With « Émoi & moi » the MAC/VAL has brought together works by fifteen artists for whom introspection is a creative force for its first temporary exhibition for 2013. These are artists who explore questions of existence and who hold distinct, critical perspectives of reality stemming from knowledge of oneself. Looking into the mirror and playing with the idea that art might be an expression of the interior landscape, this exhibition reflects upon what might be termed archaeology of the self. How can one give form to the impalpable, the irrational, the invisible, to emotions and to the passage of fleeting moments? If creating mental spaces is one of art’s roles, how does one represent them? This dilemma, perhaps an impossibility, is at the heart of the fertile dynamic of the works in this exhibition, allowing us to pose a number of essential questions: What is a Subject? How is it constructed? What is a work of art? How do artists play with the interface between the self and the exterior world?
In response to these questions, Frank Lamy has brought together a selection of unique works by artists of diverse backgrounds and generations.
Absalon’s Cellules pursue reflections upon the body’s insertion into a space situated somewhere between imprisonment and intimacy. His models play with the projective dimension of all art and function as « housing proposals » Pierre Burgalio has based his questions in the medium of painting as an autobiographical medium. In his Mémento caviardé, an entire year’s worth of activity serves as the starting point for an artistic creation. Pursuing his exploration of the representation and fabrication of imagery, Pascal Convert’s Chambre du sommeil
formalizes his mental activity over the course of a single night in 1991. Through his drawings, Simon English creates a sort of mental atlas, in search of lost memories and fleeting moments ranging from
Beatrix Potter to rock and roll culture. In Nocturnal, Alexandre Gérard, attempts to understand himself talking in his sleep. Pierre Joseph reconstructs reality and its representations using idiosyncratic means. Joris Lacoste explores hypnosis, and Laura Lamiel ceaselessly combines and juxtaposes her Figures in a veritable reimagining of mental spaces.
In his series « Sleeping city », Dominik Lang brings into question the very idea of inheritance – what are we to do with what our predecessors leave us?
Robert Malaval’s L’aliment Blanc acts as a metaphor of the dark and psychotic forces that spread across the world and destroy reality. Somewhere between autograph collections and castles in the sky,
Annette Messager challenges the idea of the subject’s unity, affirming it as a social construction scattered between multiple incarnations.
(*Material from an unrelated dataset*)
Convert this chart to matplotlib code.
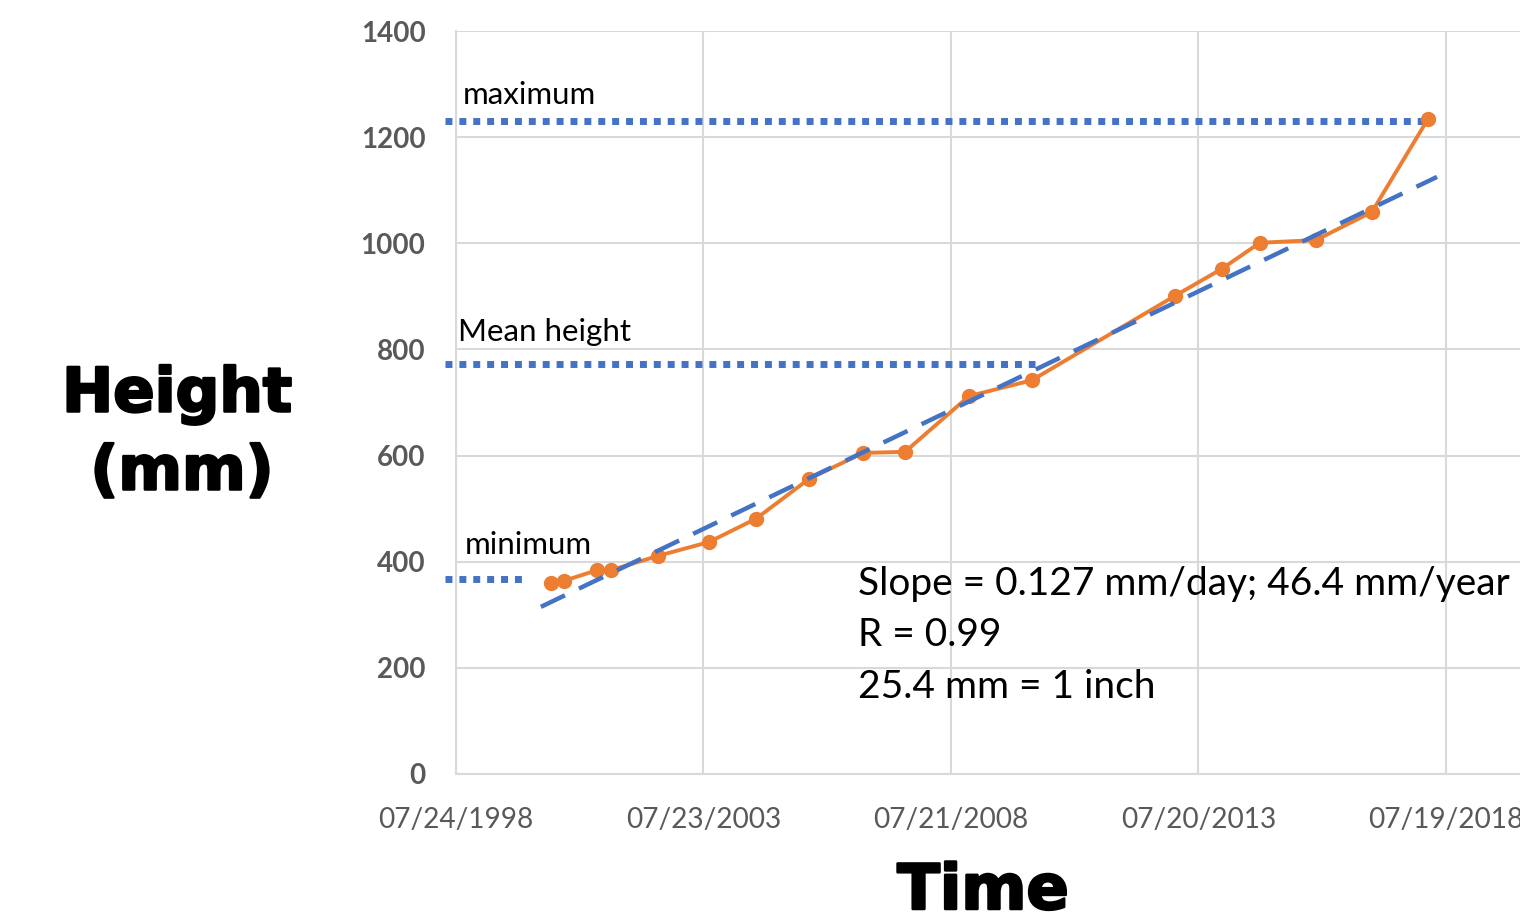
import numpy as np
import matplotlib
matplotlib.use("Agg")
import matplotlib.pyplot as plt
import matplotlib.dates as mdates
import matplotlib.patheffects as pe
from matplotlib.ticker import FixedLocator, FuncFormatter
import datetime as dt

# ---- data ----
dates = ["2000-06-23", "2000-09-27", "2001-05-29", "2001-09-09", "2002-08-21",
         "2003-09-01", "2004-08-13", "2005-09-08", "2006-10-11", "2007-08-17",
         "2008-12-01", "2010-03-10", "2013-01-28", "2014-01-09", "2014-10-16",
         "2015-12-03", "2017-01-19", "2018-03-08"]
heights = [360, 364, 384, 384, 411, 437, 481, 556, 605, 607,
           712, 742, 901, 952, 1001, 1006, 1059, 1234]

# linear trend (as drawn in the chart)
trend_slope_mm_per_day = 0.1226
trend_value_at_first_date = 324

ref_names = ["maximum", "Mean height", "minimum"]
ref_levels = [1230, 772, 367]
ref_starts = ["1998-05-04", "1998-05-04", "1998-05-04"]
ref_ends = ["2018-03-08", "2010-04-02", "1999-12-29"]

x_tick_dates = ["1998-07-24", "2003-07-23", "2008-07-21", "2013-07-20", "2018-07-19"]
y_ticks = [0, 200, 400, 600, 800, 1000, 1200, 1400]

annotation = ["Slope = 0.127 mm/day; 46.4 mm/year", "R = 0.99", "25.4 mm = 1 inch"]

# ---- helpers ----
def d2n(s):
    return mdates.date2num(dt.date.fromisoformat(s))

xd = np.array([d2n(s) for s in dates])
yv = np.array(heights, dtype=float)

ORANGE = "#ED7D31"
BLUE = "#4472C4"
GRID = "#D9D9D9"
TICKC = "#595959"

fig = plt.figure(figsize=(15.2, 9.23), dpi=100)
ax = fig.add_axes([456/1520, 1-774/923, 1-456/1520, (774-31)/923])

x0 = d2n(x_tick_dates[0])
ax.set_xlim(x0, x0 + 7846)
ax.set_ylim(0, 1400)

# grid & spines
ax.xaxis.set_major_locator(FixedLocator([d2n(s) for s in x_tick_dates]))
ax.xaxis.set_major_formatter(FuncFormatter(lambda v, p: mdates.num2date(v).strftime("%m/%d/%Y")))
ax.yaxis.set_major_locator(FixedLocator(y_ticks))
ax.grid(True, color=GRID, lw=1.5, zorder=0)
for s in ["top", "right"]:
    ax.spines[s].set_visible(False)
for s in ["left", "bottom"]:
    ax.spines[s].set_color(GRID)
    ax.spines[s].set_linewidth(1.5)
ax.tick_params(length=0)
ax.tick_params(axis="y", pad=22)
ax.tick_params(axis="x", pad=24)
for lab in ax.get_yticklabels():
    lab.set_fontfamily("Lato"); lab.set_fontweight("bold"); lab.set_fontsize(20); lab.set_color(TICKC)
for lab in ax.get_xticklabels():
    lab.set_fontfamily("Lato"); lab.set_fontsize(20.2); lab.set_color(TICKC)

# reference lines
for name, lev, s, e in zip(ref_names, ref_levels, ref_starts, ref_ends):
    ax.plot([d2n(s), d2n(e)], [lev, lev], color=BLUE, lw=5, dashes=(1, 1),
            solid_capstyle="butt", dash_capstyle="butt", clip_on=False, zorder=3)

# labels for ref lines
label_pos = {"maximum": (463, 95), "Mean height": (458, 332), "minimum": (465, 545)}
for name in ref_names:
    px, py = label_pos[name]
    fig.text(px/1520, 1-py/923, name, fontsize=22.5, family="Lato", va="center", ha="left", color="black")

# data line
ax.plot(xd, yv, color=ORANGE, lw=2.8, marker="o", ms=10, zorder=4, clip_on=False)

# linear trend
tx = np.array([xd.min() - 74, xd.max() + 67])
ty = trend_value_at_first_date + trend_slope_mm_per_day * (tx - xd.min())
ax.plot(tx, ty, color=BLUE, lw=3.2, dashes=(6, 3.5),
        dash_capstyle="butt", zorder=5, clip_on=False)

# annotation
for i, t in enumerate(annotation):
    fig.text(858/1520, 1-(584 + 51.5*i)/923, t, fontsize=28, family="Lato",
             va="center", ha="left", color="black", zorder=6)

# axis titles
stroke = [pe.withStroke(linewidth=1.8, foreground="black")]
fig.text(177/1520, 1-395/923, "Height", fontsize=44, family="DejaVu Sans", fontweight="heavy",
         ha="center", va="center", path_effects=stroke)
fig.text(182/1520, 1-473/923, "(mm)", fontsize=44, family="DejaVu Sans", fontweight="heavy",
         ha="center", va="center", path_effects=stroke)
fig.text(983/1520, 1-892/923, "Time", fontsize=45, family="DejaVu Sans", fontweight="heavy",
         ha="center", va="center", path_effects=stroke)

fig.savefig("out.png", dpi=100)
Daniel Pommereulle’s Objets de prémonition propose a dark perspective of the future, situated somewhere between crualty and aggression. The Pyscho-objets of Jean-Pierre Raynaud are the fruit of personal and symbolic references that bring into play the tension of their emotive and obsessive charge. In all of her work, Tatiana Trouvé creates a metamorphosis of mental clockwork in an approach that is as much psychoanalytical as it is energetic. The series of
« Self portraits » by Mark Wallinger affirm the existence of a Subject, one that is polymorphous and fragmented like the very material of art itself.
The starting point of this exhibition, Patrick Mario Bernard, Xavier Brillat and Pierre Trividic’s film Dancing – shown at the MAC/VAL on April 7, 2013 -, responds in part to the questions evoked, illuminating a reflection on art and more generally, on the place of the irrational in the mental landscape of individuals and their daily lives.